Historicamente, a prevalência está bastante associada a regiões rurais com habitação precária, já que o barbeiro é mais encontrado em ambientes de mata, lavoura e criação de animais e, nas casas, costuma se esconder em frestas e buracos.
O agricultor Roberto Barbosa dos Santos conta que essa era a realidade na cidade de Triunfo quando ele era criança: “A gente não tinha colchão em casa. Minha mãe pegava um saco, abria ele no meio, enchia de palha de banana seca, e a gente dormia assim. Aquele era um lugar adequado para o o barbeiro, né? E as paredes, como não eram rebocadas, tinham as frestas dos tijolos e das pedras, onde eles também se alojavam”
Infelizmente, ele faz parte das estatísticas de diagnóstico tardio da doença. Roberto suspeita que tenha herdado a doença da mãe, já que ela morreu de infarto e outros oito irmãos também têm a doença. No entanto, só foi diagnosticado na idade adulta e não teve acesso a tratamento precoce.

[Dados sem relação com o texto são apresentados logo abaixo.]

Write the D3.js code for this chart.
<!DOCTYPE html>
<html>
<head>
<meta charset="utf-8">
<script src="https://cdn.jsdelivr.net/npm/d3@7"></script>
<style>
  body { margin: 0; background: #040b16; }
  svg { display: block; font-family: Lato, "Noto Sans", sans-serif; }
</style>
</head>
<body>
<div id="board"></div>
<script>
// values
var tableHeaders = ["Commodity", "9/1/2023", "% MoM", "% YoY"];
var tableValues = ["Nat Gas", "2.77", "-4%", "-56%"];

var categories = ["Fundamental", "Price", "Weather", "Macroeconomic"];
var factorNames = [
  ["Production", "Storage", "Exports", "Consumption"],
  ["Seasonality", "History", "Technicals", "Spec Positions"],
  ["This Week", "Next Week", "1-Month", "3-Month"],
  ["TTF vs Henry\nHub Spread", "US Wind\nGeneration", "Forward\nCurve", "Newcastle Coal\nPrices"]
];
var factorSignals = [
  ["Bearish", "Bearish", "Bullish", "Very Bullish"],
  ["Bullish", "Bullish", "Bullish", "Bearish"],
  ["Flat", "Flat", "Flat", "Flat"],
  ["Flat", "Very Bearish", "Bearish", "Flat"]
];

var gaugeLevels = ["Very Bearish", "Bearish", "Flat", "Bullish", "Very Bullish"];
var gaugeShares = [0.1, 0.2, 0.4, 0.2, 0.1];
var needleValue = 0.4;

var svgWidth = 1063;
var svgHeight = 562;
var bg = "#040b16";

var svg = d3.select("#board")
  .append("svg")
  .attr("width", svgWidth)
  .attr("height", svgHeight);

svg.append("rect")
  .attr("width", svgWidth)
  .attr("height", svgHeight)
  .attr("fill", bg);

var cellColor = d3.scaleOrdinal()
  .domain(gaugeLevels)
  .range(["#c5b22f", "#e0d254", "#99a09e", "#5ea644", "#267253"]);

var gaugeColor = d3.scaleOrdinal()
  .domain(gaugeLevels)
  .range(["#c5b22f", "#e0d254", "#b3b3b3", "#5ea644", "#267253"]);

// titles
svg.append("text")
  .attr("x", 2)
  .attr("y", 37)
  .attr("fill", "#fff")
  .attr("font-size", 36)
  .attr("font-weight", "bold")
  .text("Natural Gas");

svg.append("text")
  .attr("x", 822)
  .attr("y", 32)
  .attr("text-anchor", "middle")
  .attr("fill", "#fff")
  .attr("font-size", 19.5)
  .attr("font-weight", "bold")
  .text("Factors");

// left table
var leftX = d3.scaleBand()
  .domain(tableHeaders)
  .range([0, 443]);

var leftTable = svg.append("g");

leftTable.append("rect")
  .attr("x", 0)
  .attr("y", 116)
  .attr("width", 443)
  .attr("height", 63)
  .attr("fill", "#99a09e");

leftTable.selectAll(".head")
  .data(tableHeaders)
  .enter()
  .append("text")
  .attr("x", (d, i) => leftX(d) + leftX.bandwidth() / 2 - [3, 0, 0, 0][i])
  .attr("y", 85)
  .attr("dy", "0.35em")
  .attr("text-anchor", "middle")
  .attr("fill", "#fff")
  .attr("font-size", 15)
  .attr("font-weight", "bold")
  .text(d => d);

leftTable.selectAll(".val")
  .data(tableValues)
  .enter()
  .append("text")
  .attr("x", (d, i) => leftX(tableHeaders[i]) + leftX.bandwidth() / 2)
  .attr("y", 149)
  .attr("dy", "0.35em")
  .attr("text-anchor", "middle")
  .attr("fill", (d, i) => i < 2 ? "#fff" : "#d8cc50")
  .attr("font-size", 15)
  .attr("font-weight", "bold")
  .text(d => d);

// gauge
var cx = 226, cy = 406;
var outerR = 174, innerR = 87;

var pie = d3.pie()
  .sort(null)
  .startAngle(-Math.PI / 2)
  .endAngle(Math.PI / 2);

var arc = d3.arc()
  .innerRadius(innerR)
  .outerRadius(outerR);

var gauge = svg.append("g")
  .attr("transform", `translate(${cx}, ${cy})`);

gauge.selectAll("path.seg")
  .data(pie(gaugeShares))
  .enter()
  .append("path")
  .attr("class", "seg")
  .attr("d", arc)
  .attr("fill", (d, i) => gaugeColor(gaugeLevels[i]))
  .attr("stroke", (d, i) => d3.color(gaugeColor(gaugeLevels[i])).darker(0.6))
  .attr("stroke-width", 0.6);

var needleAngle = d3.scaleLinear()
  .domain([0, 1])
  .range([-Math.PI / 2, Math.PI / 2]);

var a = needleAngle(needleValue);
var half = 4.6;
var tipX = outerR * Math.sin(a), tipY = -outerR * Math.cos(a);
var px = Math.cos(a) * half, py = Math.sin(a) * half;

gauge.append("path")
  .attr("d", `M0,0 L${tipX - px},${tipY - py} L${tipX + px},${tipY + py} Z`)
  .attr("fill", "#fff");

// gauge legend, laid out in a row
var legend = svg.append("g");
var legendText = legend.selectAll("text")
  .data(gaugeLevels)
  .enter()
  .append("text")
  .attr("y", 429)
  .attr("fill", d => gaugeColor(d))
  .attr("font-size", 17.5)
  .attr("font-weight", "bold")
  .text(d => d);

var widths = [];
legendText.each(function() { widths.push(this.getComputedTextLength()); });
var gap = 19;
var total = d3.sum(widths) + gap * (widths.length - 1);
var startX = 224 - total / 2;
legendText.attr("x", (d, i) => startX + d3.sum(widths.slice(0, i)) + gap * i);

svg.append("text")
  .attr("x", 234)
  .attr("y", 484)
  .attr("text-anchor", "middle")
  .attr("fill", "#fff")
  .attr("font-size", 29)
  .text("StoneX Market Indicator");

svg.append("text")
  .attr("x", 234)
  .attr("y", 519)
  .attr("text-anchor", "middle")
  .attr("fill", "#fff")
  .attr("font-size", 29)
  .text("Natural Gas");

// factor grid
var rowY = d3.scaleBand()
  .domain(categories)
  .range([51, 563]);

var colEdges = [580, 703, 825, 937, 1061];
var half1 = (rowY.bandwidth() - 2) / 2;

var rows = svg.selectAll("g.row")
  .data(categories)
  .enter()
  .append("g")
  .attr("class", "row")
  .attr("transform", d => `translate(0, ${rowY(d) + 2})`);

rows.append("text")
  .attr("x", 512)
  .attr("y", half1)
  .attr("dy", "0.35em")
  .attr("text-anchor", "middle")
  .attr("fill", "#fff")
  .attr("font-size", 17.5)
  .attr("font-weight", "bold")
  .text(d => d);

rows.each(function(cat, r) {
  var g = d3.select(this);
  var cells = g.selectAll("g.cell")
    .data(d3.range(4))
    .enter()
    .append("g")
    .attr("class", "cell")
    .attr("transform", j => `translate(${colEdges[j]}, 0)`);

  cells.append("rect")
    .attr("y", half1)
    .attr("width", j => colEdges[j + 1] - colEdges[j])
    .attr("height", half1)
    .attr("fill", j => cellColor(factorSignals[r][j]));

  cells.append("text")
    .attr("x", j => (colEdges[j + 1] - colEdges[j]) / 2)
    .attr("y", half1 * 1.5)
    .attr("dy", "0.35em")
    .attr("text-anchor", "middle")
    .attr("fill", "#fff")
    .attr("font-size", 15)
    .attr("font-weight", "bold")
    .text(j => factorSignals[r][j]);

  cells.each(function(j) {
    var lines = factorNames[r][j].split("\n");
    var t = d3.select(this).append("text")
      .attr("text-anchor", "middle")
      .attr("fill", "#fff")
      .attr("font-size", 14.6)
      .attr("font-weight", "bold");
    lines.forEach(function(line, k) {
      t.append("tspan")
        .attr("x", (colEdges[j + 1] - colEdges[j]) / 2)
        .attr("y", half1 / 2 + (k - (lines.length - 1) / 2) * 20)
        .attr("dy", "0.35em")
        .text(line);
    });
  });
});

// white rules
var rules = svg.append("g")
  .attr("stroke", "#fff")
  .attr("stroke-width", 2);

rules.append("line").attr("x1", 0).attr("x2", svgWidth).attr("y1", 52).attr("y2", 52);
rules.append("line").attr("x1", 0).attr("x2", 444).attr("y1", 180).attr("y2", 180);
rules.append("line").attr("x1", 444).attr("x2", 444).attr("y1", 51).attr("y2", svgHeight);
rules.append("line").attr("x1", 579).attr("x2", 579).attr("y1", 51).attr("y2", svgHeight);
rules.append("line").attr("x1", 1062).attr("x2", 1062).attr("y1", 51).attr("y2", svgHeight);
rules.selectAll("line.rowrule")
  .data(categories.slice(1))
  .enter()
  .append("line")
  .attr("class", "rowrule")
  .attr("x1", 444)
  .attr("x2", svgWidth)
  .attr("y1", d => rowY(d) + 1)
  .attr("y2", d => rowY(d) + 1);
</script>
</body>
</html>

“Eu descobri em 2006, quando eu trabalhava no corte de cana no interior de São Paulo, e precisei fazer o exame de Chagas. De 2015 para cá, o fôlego começou a faltar, o cansaço começou a se instalar, e, uns dois anos depois, comecei a me sentir bem fraco mesmo. Tive até um princípio de infarto”, ele lembra.
Hoje, Roberto precisa usar um marcapasso e convive com outras complicações da doença, mas quer ajudar a evitar que novos pacientes tenham o mesmo percurso. Por isso, participa do projeto como presidente da recém-criada filial de Triunfo da Associação dos Pacientes Portadores de Doença de Chagas, Insuficiência Cardíaca e Miocardiopatia de Pernambuco.
A Diretora de Saúde Global e Responsabilidade Corporativa da Novartis Brasil, Michelle Ehlke, acredita que o projeto em Pernambuco pode se tornar referência para políticas públicas em todo o Brasil. A empresa é parceira institucional do projeto e planeja expandi-lo:
“A proposta é fortalecer a atenção primária como porta de entrada qualificada, em uma região onde o acesso ainda é limitado. A experiência no Sertão do Pajeú tem potencial para se tornar referência e ser replicada em outras regiões endêmicas do país, promovendo equidade, prevenção e sustentabilidade no cuidado. Caso o projeto seja validado, a intenção da Novartis é ampliar esse esforço, buscando novas parcerias para implementar o programa em outras localidades onde a doença continua impactando severamente a população”, declarou a diretora da empresa.